No, we resolved that last Tuesday. Pity you missed it.
What did we decide?
So, I can close all nine of the open threads on those topics on the first page of GD? (They only go back to Thursday, but it would be a start.)
I’ll just let all those posters know I have your permission.
I definitely see your point. I think, in a sense, it is inevitable that any kind of social movement is going to marginalize some portion of the population – the problem I guess is that I think it’s the most oppressed that seem to be marginalized in most cases. If you look at the way trans women have been marginalized not only by society but by many feminist and LGBTQ movements, you can maybe see my point.

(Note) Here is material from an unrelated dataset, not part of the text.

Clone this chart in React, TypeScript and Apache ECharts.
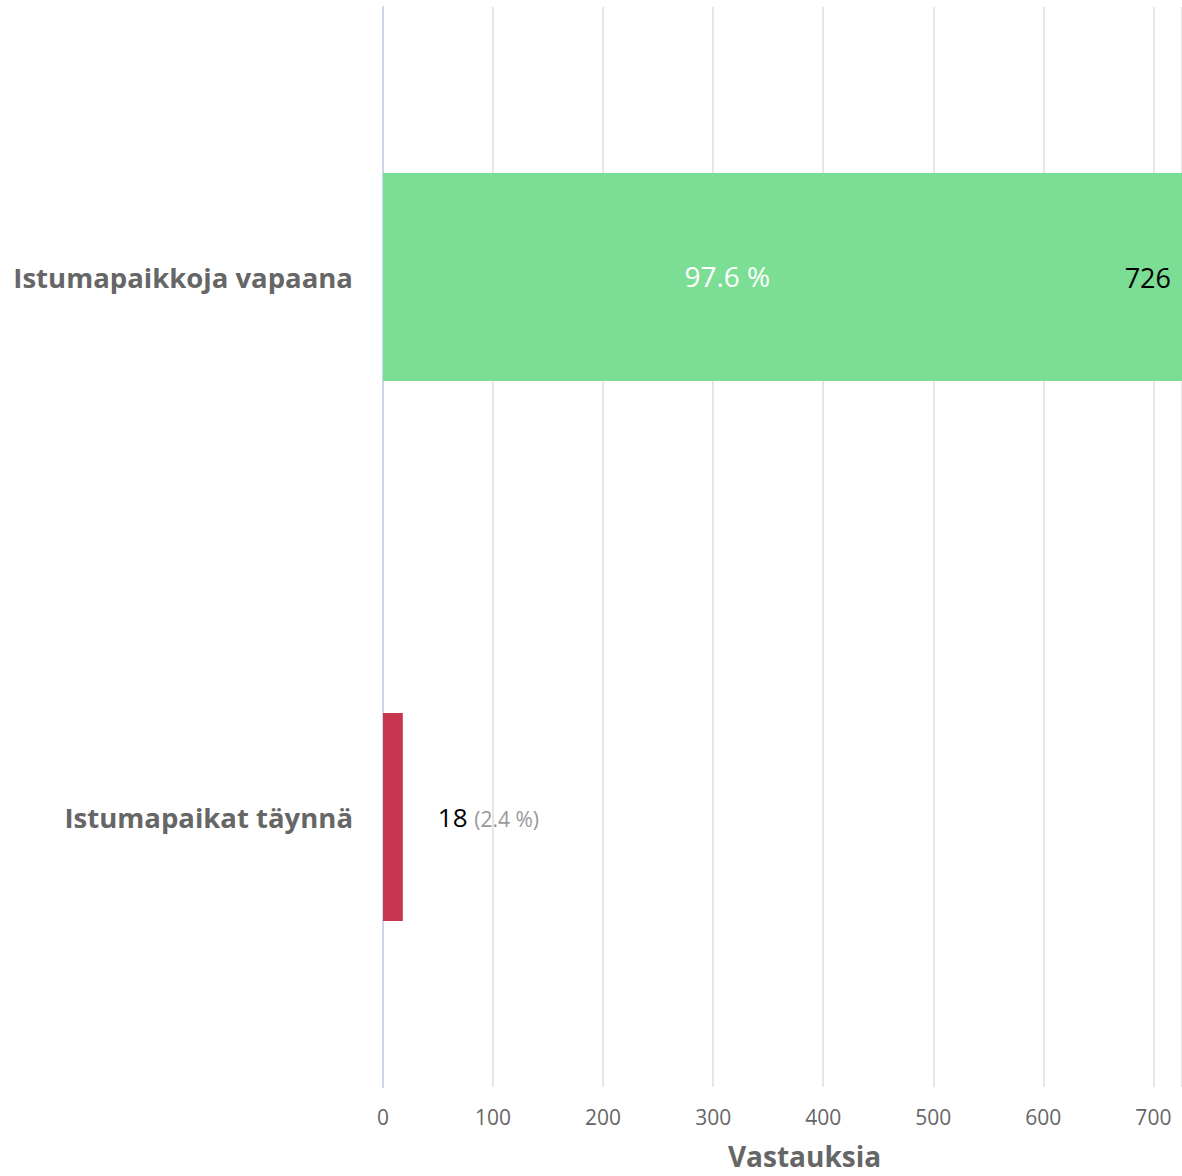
import React, { useEffect, useRef } from "react";
import * as echarts from "echarts";

const categories = ["Istumapaikkoja vapaana", "Istumapaikat täynnä"];
const values = [726, 18];
const percents = [97.6, 2.4];
const colors = ["#7bde94", "#c8354f"];
const xTicks = { min: 0, max: 726, interval: 100 };

export default function App() {
  const ref = useRef<HTMLDivElement>(null);
  useEffect(() => {
    const chart = echarts.init(ref.current!, null, { renderer: "svg" });
    const font = "'Open Sans', 'Noto Sans', sans-serif";
    const mainData = values.map((v, i) => ({
      value: v,
      itemStyle: { color: colors[i] },
      label:
        i === 0
          ? {
              show: true,
              position: "insideRight",
              distance: 11,
              formatter: String(v),
              color: "#000",
              fontSize: 27,
              fontFamily: font,
              padding: [0, 0, 4, 0],
            }
          : {
              show: true,
              position: "right",
              distance: 35,
              formatter: `${v} {p|(${percents[i]} %)}`,
              color: "#000",
              fontSize: 26,
              fontFamily: font,
              rich: { p: { color: "#999", fontSize: 21, fontFamily: font, padding: [4, 0, 0, 0] } },
            },
    }));
    const pctData = values.map((v, i) => ({
      value: v,
      label:
        i === 0
          ? {
              show: true,
              position: ["43.1%", "49.3%"],
              align: "center",
              verticalAlign: "middle",
              formatter: `${percents[i]} %`,
              color: "#fff",
              fontSize: 28,
              fontFamily: font,
            }
          : { show: false },
    }));
    chart.setOption({
      animation: false,
      grid: { left: 383, right: 0, top: 7, bottom: 89, containLabel: false },
      xAxis: {
        type: "value",
        min: xTicks.min,
        max: xTicks.max,
        interval: xTicks.interval,
        name: "Vastauksia",
        nameLocation: "middle",
        nameGap: 55,
        nameTextStyle: { color: "#666", fontSize: 28, fontWeight: "bold", fontFamily: font, padding: [0, 0, 0, 44] },
        axisLine: { show: false },
        axisTick: { show: false },
        axisLabel: { color: "#666", fontSize: 21, fontFamily: font, margin: 19, showMaxLabel: false },
        splitLine: { show: true, lineStyle: { color: "#e6e6e6", width: 2 } },
      },
      yAxis: {
        type: "category",
        data: categories,
        inverse: true,
        axisLine: { show: true, lineStyle: { color: "#ccd6eb", width: 2 } },
        axisTick: { show: false },
        axisLabel: { color: "#666", fontSize: 27.5, fontWeight: "bold", fontFamily: font, margin: 30, padding: [0, 0, 8, 0] },
        splitLine: { show: false },
      },
      series: [
        {
          type: "bar",
          data: mainData,
          barWidth: 208,
          z: 2,
        },
        {
          type: "bar",
          data: pctData,
          barWidth: 208,
          barGap: "-100%",
          itemStyle: { color: "rgba(0,0,0,0)" },
          z: 3,
          silent: true,
        },
      ],
    });
    return () => chart.dispose();
  }, []);
  return (
    <div
      ref={ref}
      style={{ position: "fixed", left: 0, top: 0, width: 1182, height: 1176, background: "#fff" }}
    />
  );
}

Take the Civil Rights Movement – and I want to be clear, I am not drawing an equivalency here, I do not believe one can be made, but I do think it’s a handy example of marginalization within a social movement. Martin Luther King, Jr. and the ideal of desegregation was the face of this movement, and many whites no doubt perceived that he represented the will of most black people. This was not necessarily the case. Many blacks of that era were against desegregation. King himself wasn’t even universally popular – he was new to the movement and there were many who had worked for decades before he came along that felt he was out of touch with reality on the ground. There was a lot of dissent about what the fight really should be about, but ultimately it was King’s view of desegregation as the ultimate expression of equality that won out. Now, we accept that as a given. Which is, I believe, part of the problem we have today in accepting that we are still a discriminatory society.
In short, I think gay marriage would be great. But I think equal access to health care, affordable housing, safe communities, jobs, etc would be even better. I worry we are trying to sacrifice one for the other.
Also bicyclists, SUVs, and declawing cats.